YOUR GOAL » For the data below, transcribe the part that opens with the line containing "Rebuild this chart" and closes with the line containing "ax2.set_ylabel('Índice de Área", exactly and with no pictures.

───── SUPPLIED RECORDS ─────

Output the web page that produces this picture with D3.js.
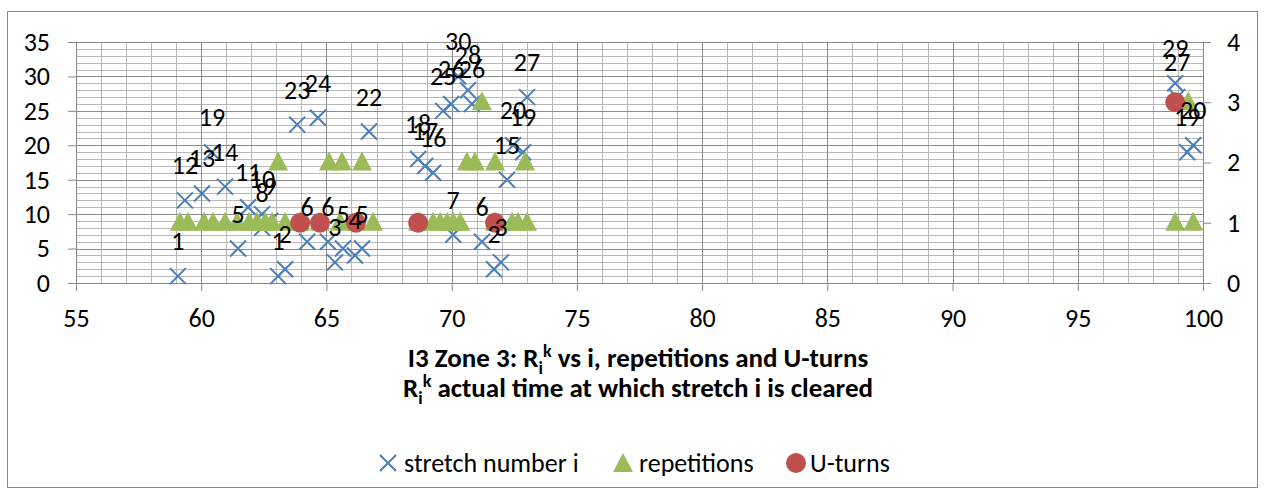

─────
───── SUPPLIED RECORDS ─────

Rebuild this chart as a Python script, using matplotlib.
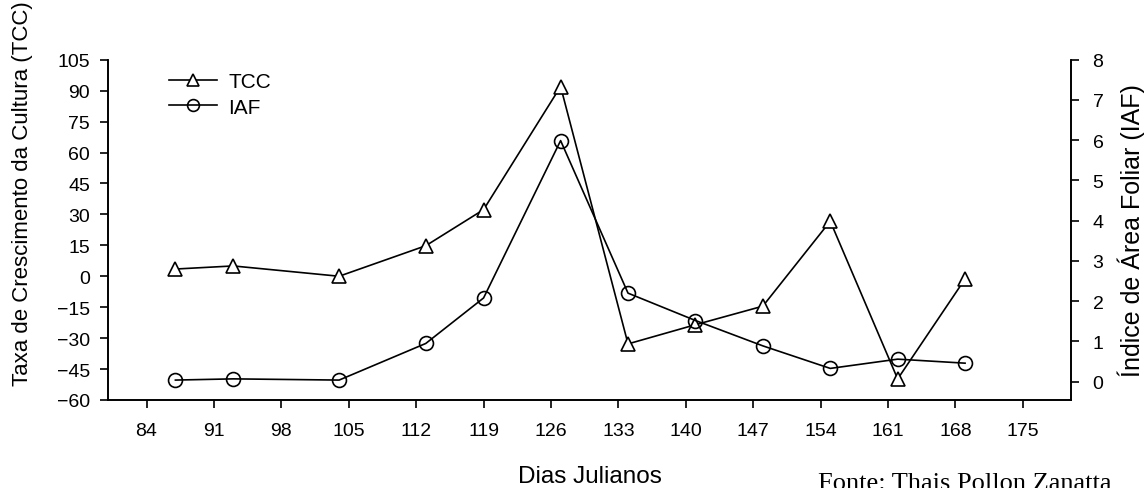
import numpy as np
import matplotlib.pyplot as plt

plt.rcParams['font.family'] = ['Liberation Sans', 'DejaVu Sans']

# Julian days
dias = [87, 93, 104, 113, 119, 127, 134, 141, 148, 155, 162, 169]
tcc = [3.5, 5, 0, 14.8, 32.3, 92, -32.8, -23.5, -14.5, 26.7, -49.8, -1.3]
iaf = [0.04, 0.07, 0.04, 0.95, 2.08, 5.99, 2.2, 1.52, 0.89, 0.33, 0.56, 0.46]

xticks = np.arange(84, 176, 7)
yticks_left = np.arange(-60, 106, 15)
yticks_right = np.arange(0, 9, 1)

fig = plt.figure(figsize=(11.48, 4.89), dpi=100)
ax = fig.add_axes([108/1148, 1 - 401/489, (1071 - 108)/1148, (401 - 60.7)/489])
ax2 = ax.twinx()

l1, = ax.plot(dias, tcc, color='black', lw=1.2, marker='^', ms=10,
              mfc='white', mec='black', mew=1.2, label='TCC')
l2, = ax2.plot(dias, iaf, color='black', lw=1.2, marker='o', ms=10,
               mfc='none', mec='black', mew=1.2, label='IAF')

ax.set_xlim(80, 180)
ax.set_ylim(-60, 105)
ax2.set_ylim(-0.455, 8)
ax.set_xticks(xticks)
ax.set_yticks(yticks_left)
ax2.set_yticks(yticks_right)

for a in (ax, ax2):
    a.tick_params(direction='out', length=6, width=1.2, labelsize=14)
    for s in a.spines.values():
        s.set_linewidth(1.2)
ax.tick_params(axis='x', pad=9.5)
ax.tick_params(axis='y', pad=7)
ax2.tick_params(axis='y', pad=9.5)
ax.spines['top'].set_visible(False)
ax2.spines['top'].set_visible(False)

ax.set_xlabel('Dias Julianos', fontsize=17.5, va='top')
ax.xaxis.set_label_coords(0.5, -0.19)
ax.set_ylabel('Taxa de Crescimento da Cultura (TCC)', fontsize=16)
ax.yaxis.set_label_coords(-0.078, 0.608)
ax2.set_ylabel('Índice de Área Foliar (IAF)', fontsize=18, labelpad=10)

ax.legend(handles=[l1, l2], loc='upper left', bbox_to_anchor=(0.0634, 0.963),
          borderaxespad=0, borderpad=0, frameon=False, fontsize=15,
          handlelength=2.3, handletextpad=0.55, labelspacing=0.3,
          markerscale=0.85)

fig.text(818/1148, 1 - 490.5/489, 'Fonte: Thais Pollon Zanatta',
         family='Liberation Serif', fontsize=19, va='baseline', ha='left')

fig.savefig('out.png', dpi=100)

─────

ANSWER FOR THE TASK »
Rebuild this chart as a Python script, using matplotlib.
import numpy as np
import matplotlib.pyplot as plt

plt.rcParams['font.family'] = ['Liberation Sans', 'DejaVu Sans']

# Julian days
dias = [87, 93, 104, 113, 119, 127, 134, 141, 148, 155, 162, 169]
tcc = [3.5, 5, 0, 14.8, 32.3, 92, -32.8, -23.5, -14.5, 26.7, -49.8, -1.3]
iaf = [0.04, 0.07, 0.04, 0.95, 2.08, 5.99, 2.2, 1.52, 0.89, 0.33, 0.56, 0.46]

xticks = np.arange(84, 176, 7)
yticks_left = np.arange(-60, 106, 15)
yticks_right = np.arange(0, 9, 1)

fig = plt.figure(figsize=(11.48, 4.89), dpi=100)
ax = fig.add_axes([108/1148, 1 - 401/489, (1071 - 108)/1148, (401 - 60.7)/489])
ax2 = ax.twinx()

l1, = ax.plot(dias, tcc, color='black', lw=1.2, marker='^', ms=10,
              mfc='white', mec='black', mew=1.2, label='TCC')
l2, = ax2.plot(dias, iaf, color='black', lw=1.2, marker='o', ms=10,
               mfc='none', mec='black', mew=1.2, label='IAF')

ax.set_xlim(80, 180)
ax.set_ylim(-60, 105)
ax2.set_ylim(-0.455, 8)
ax.set_xticks(xticks)
ax.set_yticks(yticks_left)
ax2.set_yticks(yticks_right)

for a in (ax, ax2):
    a.tick_params(direction='out', length=6, width=1.2, labelsize=14)
    for s in a.spines.values():
        s.set_linewidth(1.2)
ax.tick_params(axis='x', pad=9.5)
ax.tick_params(axis='y', pad=7)
ax2.tick_params(axis='y', pad=9.5)
ax.spines['top'].set_visible(False)
ax2.spines['top'].set_visible(False)

ax.set_xlabel('Dias Julianos', fontsize=17.5, va='top')
ax.xaxis.set_label_coords(0.5, -0.19)
ax.set_ylabel('Taxa de Crescimento da Cultura (TCC)', fontsize=16)
ax.yaxis.set_label_coords(-0.078, 0.608)
ax2.set_ylabel('Índice de Área Foliar (IAF)', fontsize=18, labelpad=10)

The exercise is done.